G. L. : Avant, il y avait de grands médias d’opinion, de droite et de gauche. On se dirige vers plus de médias de niche ou plutôt des médias de cause. Dans un contexte de crise de confiance généralisée, des personnalités comme Maxime Nicolle (l’un des leaders des Gilets jaunes) ou Marc Rylewski (un ancien paparazzi qui se présente comme un journaliste Gilets jaunes et qui interviewe des personnalités ou des personnes dans la rue) vont être mises au même niveau que des chercheurs ou des experts. Cela va être intéressant – et difficile – de faire face à ces nouveaux acteurs. Ils vont brouiller un peu plus les pistes. Mais s’ils sortent des informations intéressantes, pourquoi pas ?
Certains youtubeurs se lancent aussi dans l’enquête d’investigation comme Sylvqin ou le Roi des rats…

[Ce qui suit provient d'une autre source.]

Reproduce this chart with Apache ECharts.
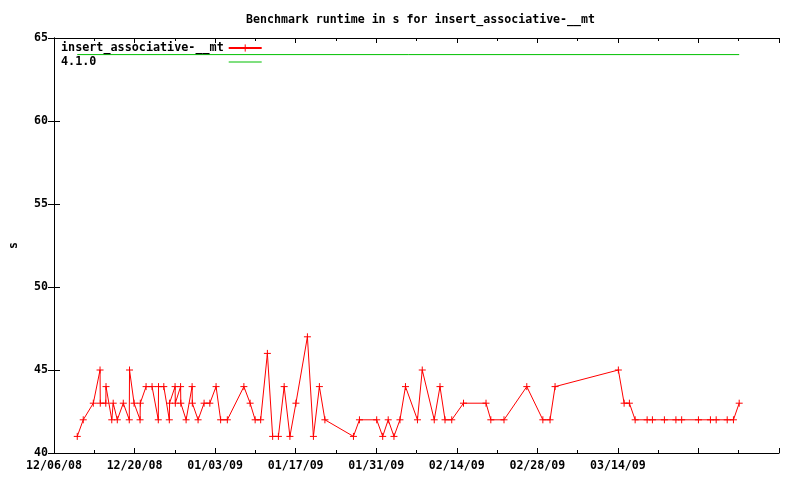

M. D. : Il faut arrêter de penser que les journalistes sont les seuls à pouvoir mener des enquêtes. Nous avons aussi envie de décloisonner, et de nous enrichir d’autres pratiques. Toutefois, nous préférons rester à l’origine de nos enquêtes parce que nous avons une grammaire commune et que nous savons rapidement si cela peut mener quelque part ou pas.
Le travail des journalistes est de plus en plus décrié. Doivent-ils se remettre en question ?
M. D. : Nous devons revoir nos approches. Le bruit médiatique incessant nous a rendus sourds. Il faut du silence pour retrouver la voix de l’information. Il faut surtout renouer un contrat avec les citoyens. Mais les journalistes ne sont pas les seuls en cause. Les directions sont devenues des canards sans tête qui tournent en rond, paniqués par la chute de leur audience, tandis que les chaînes d’info en continu ont tout raflé. Il faut également envisager un changement de système structurel. L’économie des médias a connu un moment de prédation, mais il est possible que les prédateurs soient maintenant repus. Par ailleurs, elle a été droguée aux subventions. C’est l’accumulation de ces facteurs qui constitue le problème.
G. L. : On garde ce système au nom du pluralisme, mais cela a surtout pour effet de permettre aux investisseurs de récupérer de l’argent public. Il faut accepter que, si des médias doivent mourir, il faille les laisser mourir. C’est dommage pour leurs collaborateurs, mais l’arrivée de nouveaux acteurs peut apporter des choses nouvelles.